> **Work to complete**:
Tell how many lines include the string "matplotlib". Answer with a single number.

> **Data provided**:
* * * * * * * * *

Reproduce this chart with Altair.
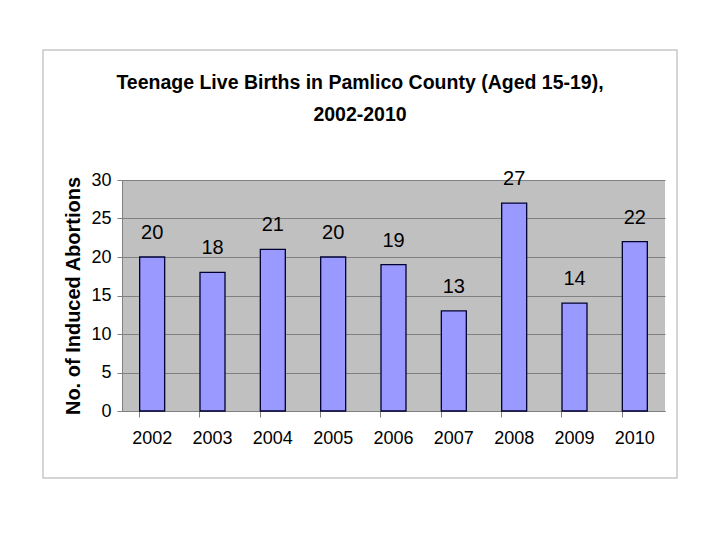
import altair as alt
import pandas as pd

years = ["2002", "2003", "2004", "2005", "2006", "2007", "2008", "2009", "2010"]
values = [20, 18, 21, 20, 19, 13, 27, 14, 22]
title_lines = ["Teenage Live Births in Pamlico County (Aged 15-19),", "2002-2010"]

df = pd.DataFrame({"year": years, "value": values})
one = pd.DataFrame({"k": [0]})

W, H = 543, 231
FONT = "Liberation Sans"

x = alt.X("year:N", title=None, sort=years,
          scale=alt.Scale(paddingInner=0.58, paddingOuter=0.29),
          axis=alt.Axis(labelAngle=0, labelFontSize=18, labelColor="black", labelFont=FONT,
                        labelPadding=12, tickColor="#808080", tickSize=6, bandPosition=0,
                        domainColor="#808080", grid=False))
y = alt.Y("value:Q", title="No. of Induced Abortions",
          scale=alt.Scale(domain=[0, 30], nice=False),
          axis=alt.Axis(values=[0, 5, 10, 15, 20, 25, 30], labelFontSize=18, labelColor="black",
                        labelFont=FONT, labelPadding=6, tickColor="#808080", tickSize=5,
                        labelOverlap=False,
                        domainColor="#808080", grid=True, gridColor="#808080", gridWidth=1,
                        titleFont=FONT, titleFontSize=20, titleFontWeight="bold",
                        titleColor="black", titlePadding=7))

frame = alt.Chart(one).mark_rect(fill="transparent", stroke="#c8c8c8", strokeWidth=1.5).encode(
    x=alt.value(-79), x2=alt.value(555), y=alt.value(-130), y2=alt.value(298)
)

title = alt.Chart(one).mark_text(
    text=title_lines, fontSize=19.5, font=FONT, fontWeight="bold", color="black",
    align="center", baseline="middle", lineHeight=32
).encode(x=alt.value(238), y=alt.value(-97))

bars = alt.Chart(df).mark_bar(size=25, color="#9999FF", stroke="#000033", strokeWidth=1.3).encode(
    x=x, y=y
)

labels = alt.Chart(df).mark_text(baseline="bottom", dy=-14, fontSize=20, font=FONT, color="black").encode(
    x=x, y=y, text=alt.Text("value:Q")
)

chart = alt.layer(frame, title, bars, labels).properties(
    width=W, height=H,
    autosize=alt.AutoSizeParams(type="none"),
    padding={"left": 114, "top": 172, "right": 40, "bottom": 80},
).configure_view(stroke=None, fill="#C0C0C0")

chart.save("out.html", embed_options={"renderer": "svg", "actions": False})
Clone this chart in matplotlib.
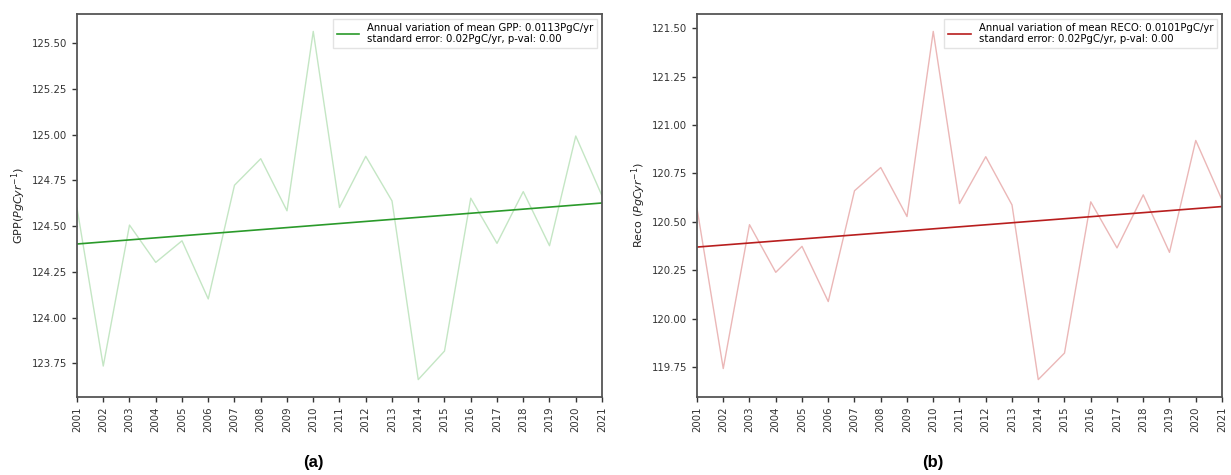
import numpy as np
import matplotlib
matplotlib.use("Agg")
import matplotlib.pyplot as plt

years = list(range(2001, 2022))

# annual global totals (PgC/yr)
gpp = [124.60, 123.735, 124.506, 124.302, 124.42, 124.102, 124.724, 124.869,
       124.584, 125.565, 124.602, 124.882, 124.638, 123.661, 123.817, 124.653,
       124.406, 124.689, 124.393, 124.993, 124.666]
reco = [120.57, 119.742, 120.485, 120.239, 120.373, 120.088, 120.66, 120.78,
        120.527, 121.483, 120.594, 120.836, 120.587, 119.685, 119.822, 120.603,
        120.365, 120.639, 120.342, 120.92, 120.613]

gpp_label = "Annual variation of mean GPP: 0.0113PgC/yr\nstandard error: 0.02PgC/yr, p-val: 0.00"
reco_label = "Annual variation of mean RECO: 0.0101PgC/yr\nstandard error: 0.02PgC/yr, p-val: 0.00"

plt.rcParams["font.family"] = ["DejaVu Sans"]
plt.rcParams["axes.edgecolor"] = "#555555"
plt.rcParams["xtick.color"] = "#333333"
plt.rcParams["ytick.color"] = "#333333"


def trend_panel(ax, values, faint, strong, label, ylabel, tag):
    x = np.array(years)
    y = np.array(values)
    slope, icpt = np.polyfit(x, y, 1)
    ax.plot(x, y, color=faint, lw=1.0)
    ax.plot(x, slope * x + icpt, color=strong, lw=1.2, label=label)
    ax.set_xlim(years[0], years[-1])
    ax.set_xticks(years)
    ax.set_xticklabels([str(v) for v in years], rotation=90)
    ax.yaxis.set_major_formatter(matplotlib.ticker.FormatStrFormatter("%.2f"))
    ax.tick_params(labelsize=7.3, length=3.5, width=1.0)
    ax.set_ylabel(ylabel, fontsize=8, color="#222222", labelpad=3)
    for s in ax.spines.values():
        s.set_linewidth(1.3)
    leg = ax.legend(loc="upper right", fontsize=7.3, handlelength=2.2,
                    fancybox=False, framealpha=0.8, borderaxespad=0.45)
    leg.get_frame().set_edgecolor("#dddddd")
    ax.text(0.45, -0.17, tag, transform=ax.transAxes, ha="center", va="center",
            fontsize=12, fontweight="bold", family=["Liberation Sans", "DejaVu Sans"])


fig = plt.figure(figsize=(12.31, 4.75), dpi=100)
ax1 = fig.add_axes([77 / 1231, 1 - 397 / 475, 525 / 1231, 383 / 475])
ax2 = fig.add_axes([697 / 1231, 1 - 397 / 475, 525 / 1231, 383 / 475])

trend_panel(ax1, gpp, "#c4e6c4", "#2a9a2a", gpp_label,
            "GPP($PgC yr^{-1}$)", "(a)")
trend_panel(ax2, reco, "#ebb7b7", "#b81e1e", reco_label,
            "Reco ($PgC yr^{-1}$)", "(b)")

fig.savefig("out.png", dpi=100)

* * * * * * * * *

> **Answer in full**:
5